What's a second baseman who played in 786 games in an O's uniform compared to that? Would you settle for a three-time All Star and four-time Gold Glove winner? What about a guy who was among the five best position players in the American League every year for five straight years? Not that the MVP voters of the day noticed, but that's exactly what he was. Maybe it's also because, among second basemen, Hall of Famer Joe Morgan spent 1972-1976 going completely bonkers. That's some tough timing.
The thing that Grich brought to the table was value both offensively and defensively. Where the majority of his positional competition on other teams during his O's time could neither get on base nor hit for power, Grich was able to do both. He walked, he hit doubles, and he even had double-digit home runs every year. He did all of this while playing defense that contemporary measures rate as being excellent. 1973 Grich was very nearly as good as 2013 Manny Machado defensively, according to Fangraphs numbers.
Over that five-year stretch, Grich batted a combined .263/.374/.410, which is a nice reminder that it's possible for a player to take a free base every now and again. He averaged 89 walks per year for those five years, which worked out to a walk in 13.8% of his plate appearances. The modern day Orioles have not had a player with 89+ walks in any of the last five years.
Grich had an OPS+ of 127 in his O's tenure, meaning he was 27% better than the average player, hitting well enough that his bat would have played in a number of positions.
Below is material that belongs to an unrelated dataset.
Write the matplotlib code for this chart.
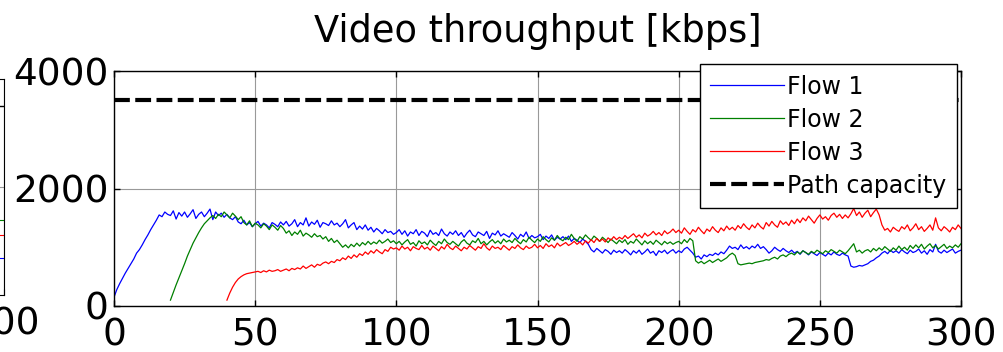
import matplotlib
matplotlib.use('Agg')
import matplotlib.pyplot as plt
import numpy as np

plt.rcParams['font.family'] = ['DejaVu Sans']

# Path capacity and per-flow throughput [kbps], one value per second
capacity = 3500
flow_labels = ['Flow 1', 'Flow 2', 'Flow 3', 'Path capacity']
flow_starts = [0, 20, 40]
x_ticks = [0, 50, 100, 150, 200, 250, 300]
y_ticks = [0, 2000, 4000]

flow1 = [
    150, 280, 380, 470, 560, 640, 720, 800, 900, 960, 1040, 1130, 1210, 1300, 1380, 1460, 1550, 1520, 1600, 1560,
    1540, 1620, 1480, 1590, 1530, 1600, 1510, 1570, 1640, 1490, 1560, 1600, 1520, 1580, 1650, 1470, 1600, 1540, 1580, 1510,
    1560, 1500, 1470, 1520, 1430, 1400, 1460, 1380, 1420, 1350, 1400, 1440, 1360, 1410, 1380, 1330, 1420, 1390, 1350, 1430,
    1380, 1440, 1360, 1400, 1470, 1350, 1420, 1380, 1500, 1360, 1430, 1390, 1460, 1340, 1420, 1400, 1370, 1450, 1380, 1410,
    1350, 1400, 1470, 1330, 1380, 1420, 1300, 1360, 1310, 1380, 1290, 1340, 1260, 1320, 1280, 1230, 1300, 1250, 1270, 1220,
    1250, 1300, 1220, 1280, 1190, 1260, 1230, 1300, 1200, 1270, 1240, 1180, 1290, 1220, 1250, 1200, 1310, 1230, 1190, 1260,
    1220, 1280, 1200, 1250, 1170, 1240, 1290, 1210, 1180, 1260, 1230, 1200, 1270, 1150, 1240, 1210, 1280, 1190, 1230, 1200,
    1170, 1250, 1200, 1140, 1220, 1180, 1260, 1150, 1200, 1160, 1180, 1220, 1130, 1190, 1150, 1210, 1120, 1170, 1140, 1180,
    1130, 1190, 1100, 1150, 1120, 1080, 1140, 1100, 1050, 960, 920, 980, 940, 900, 960, 930, 880, 950, 910, 940,
    900, 960, 920, 870, 940, 900, 950, 880, 920, 970, 900, 930, 860, 940, 910, 950, 890, 930, 960, 900,
    940, 910, 970, 1000, 950, 900, 830, 850, 800, 870, 840, 880, 860, 900, 870, 920, 890, 950, 1020, 980,
    1000, 960, 1040, 980, 1010, 970, 1020, 990, 1050, 980, 1010, 960, 900, 940, 1000, 960, 930, 980, 940, 910,
    950, 900, 930, 880, 940, 910, 870, 920, 890, 860, 910, 880, 850, 900, 870, 920, 880, 860, 900, 870,
    850, 680, 660, 670, 690, 680, 700, 720, 760, 780, 820, 850, 900, 930, 890, 950, 910, 940, 900, 960,
    920, 890, 950, 910, 930, 970, 900, 940, 880, 960, 920, 1050, 930, 900, 950, 910, 940, 970, 900, 930, 950,
]

flow2 = [
    100, 230, 360, 480, 600, 720, 850, 960, 1070, 1160, 1250, 1330, 1400, 1450, 1500, 1540, 1490, 1560, 1520, 1600,
    1550, 1500, 1580, 1530, 1470, 1520, 1420, 1380, 1450, 1350, 1410, 1380, 1330, 1400, 1360, 1300, 1380, 1340, 1290, 1370,
    1320, 1240, 1280, 1200, 1260, 1220, 1290, 1190, 1240, 1210, 1170, 1230, 1180, 1200, 1140, 1180, 1100, 1150, 1080, 1120,
    1060, 1000, 1040, 990, 1050, 1010, 1070, 1020, 1080, 1040, 1100, 1050, 1090, 1060, 1120, 1070, 1100, 1140, 1080, 1110,
    1060, 1100, 1040, 1090, 1130, 1050, 1080, 1020, 1110, 1060, 1090, 1040, 1120, 1070, 1030, 1100, 1060, 1140, 1080, 1050,
    1100, 1060, 1020, 1090, 1130, 1070, 1040, 1110, 1080, 1150, 1060, 1100, 1040, 1090, 1130, 1070, 1110, 1060, 1140, 1090,
    1120, 1080, 1150, 1100, 1060, 1130, 1090, 1170, 1120, 1080, 1140, 1100, 1180, 1130, 1090, 1160, 1120, 1200, 1140, 1110,
    1170, 1130, 1220, 1150, 1100, 1180, 1140, 1210, 1160, 1120, 1190, 1150, 1100, 1170, 1130, 1080, 1140, 1100, 1060, 1120,
    1080, 1130, 1050, 1100, 1070, 1140, 1090, 1040, 1110, 1060, 1100, 1050, 1120, 1080, 1040, 1100, 1060, 1090, 1050, 1080,
    1100, 1060, 1130, 1080, 1150, 1110, 770, 730, 760, 720, 750, 780, 740, 770, 800, 760, 790, 820, 870, 900,
    860, 720, 700, 710, 720, 730, 720, 740, 750, 760, 770, 790, 780, 810, 830, 800, 850, 870, 840, 880,
    900, 870, 920, 890, 940, 910, 880, 930, 900, 950, 920, 890, 940, 910, 960, 930, 900, 950, 920, 890,
    940, 1000, 1060, 920, 950, 900, 940, 960, 920, 980, 940, 990, 950, 1010, 970, 930, 990, 950, 1020, 960,
    1000, 950, 1030, 980, 1040, 990, 1050, 970, 1020, 1060, 990, 1030, 970, 1010, 1050, 980, 1020, 990, 1040, 1000, 1060,
]

flow3 = [
    100, 220, 320, 400, 460, 500, 530, 550, 560, 570, 580, 590, 570, 600, 580, 610, 590, 600, 620, 590,
    610, 630, 600, 640, 620, 650, 630, 680, 640, 670, 700, 660, 710, 690, 730, 750, 720, 760, 740, 790,
    770, 820, 790, 850, 810, 870, 830, 890, 860, 920, 880, 940, 900, 960, 920, 890, 960, 930, 1000, 970,
    990, 950, 1020, 970, 1000, 940, 1010, 980, 960, 1030, 970, 1000, 950, 1020, 980, 940, 1010, 970, 1050, 990,
    960, 1020, 980, 940, 1000, 970, 1030, 990, 950, 1010, 980, 1060, 990, 950, 1020, 980, 1000, 960, 1030, 990,
    950, 1010, 980, 1040, 990, 960, 1020, 980, 1000, 1050, 990, 1030, 980, 1060, 1010, 1040, 990, 1070, 1020, 1050,
    1080, 1030, 1060, 1100, 1050, 1090, 1040, 1110, 1070, 1130, 1080, 1150, 1100, 1140, 1090, 1160, 1120, 1180, 1130, 1170,
    1140, 1200, 1150, 1190, 1230, 1170, 1210, 1160, 1240, 1190, 1220, 1270, 1210, 1250, 1200, 1280, 1230, 1260, 1310, 1250,
    1290, 1240, 1330, 1270, 1220, 1300, 1260, 1340, 1280, 1230, 1310, 1270, 1350, 1290, 1250, 1330, 1280, 1360, 1300, 1340,
    1290, 1370, 1320, 1400, 1340, 1300, 1380, 1330, 1410, 1350, 1310, 1420, 1360, 1440, 1380, 1340, 1450, 1390, 1430, 1370,
    1460, 1400, 1480, 1420, 1500, 1450, 1530, 1470, 1410, 1490, 1550, 1480, 1520, 1460, 1540, 1580, 1510, 1560, 1490, 1550,
    1500, 1570, 1660, 1540, 1600, 1510, 1580, 1630, 1520, 1590, 1650, 1550, 1380, 1290, 1320, 1260, 1340, 1300, 1270, 1350,
    1310, 1380, 1280, 1330, 1400, 1300, 1350, 1270, 1320, 1380, 1290, 1500, 1330, 1280, 1350, 1310, 1260, 1340, 1300, 1380, 1320,
]

# last values of the neighbouring (cropped) panel, visible at the left edge
left_panel_ends = [685, 1390, 1110]

colors = ['b', 'g', 'r']

fig = plt.figure(figsize=(10.04, 3.52), dpi=100)

# cropped neighbour panel, only its right edge shows
axl = fig.add_axes([-0.5, 57 / 352, 0.5 + 4 / 1004, 216 / 352])
for val, c in zip(left_panel_ends, colors):
    axl.axhline(val, xmin=0.99, color=c, lw=0.8)
axl.axhline(capacity, color='k', lw=1)
axl.set_xlim(0, 300)
axl.set_ylim(0, 4000)
axl.set_xticks([300])
axl.set_yticks([2000])
axl.set_yticklabels([])
axl.grid(True, color='#999999', lw=0.8)
axl.tick_params(direction='in', labelsize=27, pad=8, length=4)

ax = fig.add_axes([114 / 1004, 46 / 352, 847 / 1004, 235 / 352])
for vals, start, c, lab in zip([flow1, flow2, flow3], flow_starts, colors, flow_labels):
    t = np.linspace(start, 300, len(vals))
    ax.plot(t, vals, color=c, lw=0.9, label=lab)
ax.axhline(capacity, color='k', lw=3, dashes=(3.8, 1.3), label=flow_labels[3])

ax.set_xlim(0, 300)
ax.set_ylim(0, 4000)
ax.set_xticks(x_ticks)
ax.set_yticks(y_ticks)
ax.grid(True, color='#999999', lw=0.8)
ax.tick_params(direction='in', top=True, right=True, length=4, width=1, labelsize=27)
ax.tick_params(axis='x', pad=8)
ax.tick_params(axis='y', pad=4)
for s in ax.spines.values():
    s.set_linewidth(1)
ax.set_title('Video throughput [kbps]', fontsize=26.5, pad=21)

leg = ax.legend(loc='upper right', bbox_to_anchor=(957 / 1004, (352 - 64) / 352),
                bbox_transform=fig.transFigure, borderaxespad=0, fontsize=17,
                fancybox=False, framealpha=1, edgecolor='k', handlelength=3.1,
                handletextpad=0.15, labelspacing=0.38, borderpad=0.45)
leg.get_frame().set_linewidth(1)

fig.savefig('out.png', dpi=100)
Since he was great at playing second base, he was far beyond most of his peers at that spot.
He just missed the real glory years. Being drafted in the first round of the 1967 draft - the pick (#19 overall) the Orioles received for having been American League and World Series champions the previous year - meant that by the time Grich was ready for major league action, the three-year stretch of American League Champion Orioles had already come and gone, though Grich did get a cup of coffee in the big leagues in 1970 and 1971. With the advent of free agency, he was off of the team before the late-70s and early-80s saw more great Orioles teams.
Perhaps that also contributes to why his great Orioles legacy is forgotten. It's hard to stand out among that crowd. Still, the quality of his resume can't be denied. He may have only spent five full years on the Orioles, but they were five years that were so good as to propel him up among the greatest Orioles of all time.
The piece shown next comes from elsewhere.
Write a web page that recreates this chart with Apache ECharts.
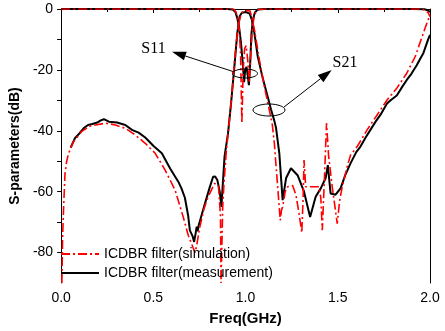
<!DOCTYPE html>
<html><head><meta charset="utf-8">
<script src="https://cdn.jsdelivr.net/npm/echarts@6/dist/echarts.min.js"></script>
<style>html,body{margin:0;padding:0;background:#fff}#c{width:445px;height:331px}</style>
</head><body><div id="c"></div>
<script>
// ---- data (frequency GHz, dB) ----
const legendNames = ['ICDBR filter(simulation)', 'ICDBR filter(measurement)'];
const xTicks = [0, 0.5, 1.0, 1.5, 2.0];
const yTicks = [-80, -60, -40, -20, 0];
const yMinorTicks = [-80, -70, -60, -50, -40, -30, -20, -10, 0];

const s21Meas = [[0.052,-45.5],[0.075,-42.4],[0.1,-40.8],[0.125,-39],[0.146,-38.1],[0.169,-37.8],[0.196,-37.3],[0.215,-36.6],[0.232,-36.2],[0.259,-37],[0.303,-37.3],[0.348,-38.1],[0.384,-39.7],[0.42,-40.6],[0.456,-42.2],[0.501,-45],[0.546,-47.4],[0.591,-52.4],[0.636,-56.8],[0.653,-59],[0.671,-62],[0.689,-68],[0.698,-72.7],[0.712,-74.5],[0.721,-76.5],[0.729,-73.8],[0.735,-71.5],[0.74,-73],[0.746,-71],[0.765,-67],[0.788,-62.2],[0.806,-58.5],[0.824,-55.1],[0.835,-55],[0.847,-56.2],[0.86,-60],[0.869,-65],[0.876,-58],[0.886,-48.5],[0.905,-40.8],[0.923,-29.9],[0.941,-17.8],[0.955,-7.9],[0.968,-2.4],[0.98,-1.2],[1.003,-1],[1.022,-1.5],[1.034,-3.5],[1.048,-7.9],[1.066,-15.6],[1.093,-22.7],[1.12,-28.8],[1.138,-33],[1.155,-36.5],[1.165,-39],[1.183,-47.4],[1.201,-62.8],[1.22,-55.5],[1.246,-52.3],[1.282,-54.6],[1.317,-60],[1.35,-68.3],[1.38,-61.7],[1.407,-59],[1.434,-55.6],[1.446,-51.3],[1.461,-60.6],[1.488,-61],[1.515,-58.9],[1.541,-54.5],[1.569,-50.7],[1.6,-47],[1.623,-45.2],[1.65,-42.3],[1.677,-39.7],[1.705,-37],[1.731,-34.8],[1.767,-31],[1.79,-29.8],[1.82,-28.4],[1.85,-25.5],[1.874,-23.3],[1.9,-21.2],[1.928,-18.5],[1.95,-16],[1.964,-14.5],[1.99,-10],[2.0,-8.5]];

const s21Sim = [[0.004,-90],[0.008,-75],[0.013,-66],[0.021,-54],[0.03,-50],[0.04,-47.5],[0.066,-43.6],[0.097,-41.4],[0.11,-40.3],[0.155,-38.5],[0.187,-38.1],[0.241,-37.5],[0.294,-38.1],[0.348,-39.2],[0.402,-41.4],[0.456,-44.1],[0.51,-47.4],[0.564,-52.9],[0.618,-59.5],[0.662,-68.3],[0.689,-74.3],[0.716,-78.5],[0.726,-80],[0.734,-78],[0.752,-71.6],[0.775,-65.5],[0.797,-61.7],[0.832,-57.3],[0.853,-58],[0.864,-68],[0.867,-90],[0.871,-80],[0.876,-65],[0.883,-57.3],[0.896,-46.3],[0.91,-38],[0.923,-29.9],[0.941,-16.7],[0.959,-5.7],[0.977,-1.3],[0.99,-0.6],[1.01,-0.5],[1.025,-0.7],[1.034,-1.3],[1.048,-6.8],[1.075,-16.7],[1.102,-25.5],[1.129,-33.2],[1.145,-38],[1.156,-44.1],[1.174,-58.4],[1.188,-69.4],[1.195,-66],[1.201,-65],[1.215,-60],[1.228,-58.4],[1.255,-58],[1.273,-61],[1.29,-67.2],[1.305,-73.5],[1.312,-62],[1.317,-49.6],[1.326,-58.4],[1.36,-58.4],[1.398,-58.4],[1.408,-62],[1.416,-72.7],[1.428,-55],[1.439,-37.5],[1.45,-48],[1.47,-58.4],[1.497,-70.5],[1.51,-63],[1.524,-58.4],[1.551,-51.8],[1.569,-48],[1.605,-45.2],[1.659,-39.7],[1.713,-34.8],[1.767,-29.9],[1.82,-26],[1.874,-21.1],[1.92,-15.6],[1.955,-9.5],[1.975,-6],[1.99,-3.5],[2.0,-2.5]];

const s11Meas = [[0,0],[0.9,0],[0.93,-0.2],[0.945,-1],[0.955,-3],[0.965,-6],[0.975,-11],[0.985,-18],[0.992,-24],[0.998,-20],[1.005,-19],[1.012,-22],[1.018,-25],[1.025,-18],[1.032,-8],[1.04,-3.5],[1.05,-1.2],[1.065,-0.2],[1.1,0],[1.9,0],[1.97,-0.1],[1.99,-0.5],[2.0,-1]];

const s11Sim = [[0,0],[0.935,0],[0.948,-1],[0.958,-3],[0.966,-7],[0.973,-15],[0.98,-37.5],[0.987,-20],[0.995,-13],[1.003,-12],[1.012,-17],[1.02,-24],[1.028,-15],[1.036,-7],[1.045,-3],[1.055,-1],[1.068,-0.2],[1.1,0],[1.955,0],[1.975,-0.4],[1.99,-1.2],[2.0,-2.5]];

const RED = '#ff0000', BLACK = '#000000';
const FONT = 'Liberation Sans, Arial, sans-serif';
const redLine = {color: RED, width: 1.6, type: [9, 3, 2, 3]};
const blackLine = {color: BLACK, width: 2, type: 'solid'};

const chart = echarts.init(document.getElementById('c'), null, {renderer: 'canvas'});
chart.setOption({
  animation: false,
  backgroundColor: '#fff',
  grid: {left: 59, right: 15, top: 9, bottom: 48, containLabel: false},
  legend: {
    data: legendNames, orient: 'vertical', left: 60, top: 247, padding: 0,
    itemWidth: 38, itemHeight: 14, itemGap: 5,
    itemStyle: {opacity: 0, color: 'rgba(0,0,0,0)', borderWidth: 0},
    textStyle: {fontSize: 14, color: '#000', fontFamily: FONT}
  },
  xAxis: [{
    type: 'value', min: 0, max: 2, interval: 0.5,
    name: 'Freq(GHz)', nameLocation: 'middle', nameGap: 28,
    nameTextStyle: {fontSize: 15, fontWeight: 'bold', color: '#000', fontFamily: FONT},
    axisLine: {show: true, lineStyle: {color: '#000', width: 1}},
    axisTick: {show: true, inside: false, length: 4, lineStyle: {color: '#000'}},
    minorTick: {show: true, splitNumber: 2, length: 3, lineStyle: {color: '#000'}},
    axisLabel: {fontSize: 14, color: '#000', fontFamily: FONT, margin: 8,
      formatter: v => xTicks.includes(v) ? v.toFixed(1) : ''},
    splitLine: {show: false}
  }, {
    type: 'value', min: 0, max: 2, position: 'top',
    axisLine: {show: true, onZero: false, lineStyle: {color: '#000', width: 1}},
    axisTick: {show: false}, axisLabel: {show: false}, splitLine: {show: false}
  }],
  yAxis: [{
    type: 'value', min: -90, max: 0,
    name: 'S-parameters(dB)', nameLocation: 'middle', nameGap: 24,
    nameTextStyle: {fontSize: 14, fontWeight: 'bold', color: '#000', fontFamily: FONT},
    axisLine: {show: true, onZero: false, lineStyle: {color: '#000', width: 1}},
    axisTick: {show: true, inside: false, length: 4, customValues: yMinorTicks, lineStyle: {color: '#000'}},
    axisLabel: {fontSize: 14, color: '#000', fontFamily: FONT, margin: 8, customValues: yTicks},
    splitLine: {show: false}
  }, {
    type: 'value', min: -90, max: 0, position: 'right',
    axisLine: {show: true, onZero: false, lineStyle: {color: '#000', width: 1}},
    axisTick: {show: false}, axisLabel: {show: false}, splitLine: {show: false}
  }],
  series: [
    {name: legendNames[1], type: 'line', data: s11Meas, symbol: 'none', lineStyle: blackLine, itemStyle: {color: BLACK}, z: 2},
    {name: legendNames[1], type: 'line', data: s21Meas, symbol: 'none', lineStyle: blackLine, itemStyle: {color: BLACK}, z: 2},
    {name: legendNames[0], type: 'line', data: s11Sim, symbol: 'none', lineStyle: redLine, itemStyle: {color: RED}, z: 3},
    {name: legendNames[0], type: 'line', data: s21Sim, symbol: 'none', lineStyle: redLine, itemStyle: {color: RED}, z: 3}
  ],
  graphic: [
    {type: 'ellipse', shape: {cx: 245, cy: 73.5, rx: 12.5, ry: 4.5}, style: {fill: 'none', stroke: '#000', lineWidth: 1}, z: 10},
    {type: 'line', shape: {x1: 233, y1: 71.5, x2: 185.3, y2: 56}, style: {stroke: '#000', lineWidth: 1}, z: 10},
    {type: 'polygon', shape: {points: [[172, 51.7], [186.7, 51.7], [183.9, 60.3]]}, style: {fill: '#000'}, z: 10},
    {type: 'text', x: 153.5, y: 49, style: {text: 'S11', font: '16px "Liberation Serif", "Times New Roman", serif', fill: '#000', align: 'center', verticalAlign: 'middle'}, z: 10},
    {type: 'ellipse', shape: {cx: 269, cy: 110, rx: 16, ry: 6}, style: {fill: 'none', stroke: '#000', lineWidth: 1}, z: 10},
    {type: 'line', shape: {x1: 284, y1: 107, x2: 320.6, y2: 78.6}, style: {stroke: '#000', lineWidth: 1}, z: 10},
    {type: 'polygon', shape: {points: [[331.7, 70], [323.4, 82.2], [317.8, 75.0]]}, style: {fill: '#000'}, z: 10},
    {type: 'text', x: 345, y: 63, style: {text: 'S21', font: '16px "Liberation Serif", "Times New Roman", serif', fill: '#000', align: 'center', verticalAlign: 'middle'}, z: 10}
  ]
});
</script></body></html>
Looking back through the annals of baseball writer voting produces some head-scratchers from time to time. The fact that Grich fell off the ballot in 1992, his first year of eligibility, is one of those mysteries. How could a guy with his career get only 11 votes out of 450 cast?
Grich and future Hall of Famer Rod Carew both spent the tail ends of their careers with the California Angels. They were teammates for seven seasons. All would agree that Carew is a no-doubt, slam-dunk Hall of Fame second baseman. The thing is that in those seven years, Carew played two games at second base because Grich was better at the position.
If they ever correct the oversight that Grich is missing from the Hall, perhaps he will even go in as an Oriole. He played more years in California, but he played his best years in Baltimore. Though he may have been snubbed by the wider Baseball Hall of Fame, the Orioles Hall of Fame recognized one of their great players by inducting him in 1998.
His four Gold Gloves are most for a second baseman in the history of the franchise, and tied for fourth-most for the franchise as a whole. Jim Palmer and Mike Mussina - also great Orioles still to come - have four Gold Gloves as well.
Grich did not have the fortunate timing to be on any of the greatest Orioles teams, but he is nonetheless one of the ten greatest Orioles to ever wear the uniform. Orioles fans would be lucky to see another player as great or better on the team again. Any player, present or future, would have to be something really special to unseat Grich from where he is on this list.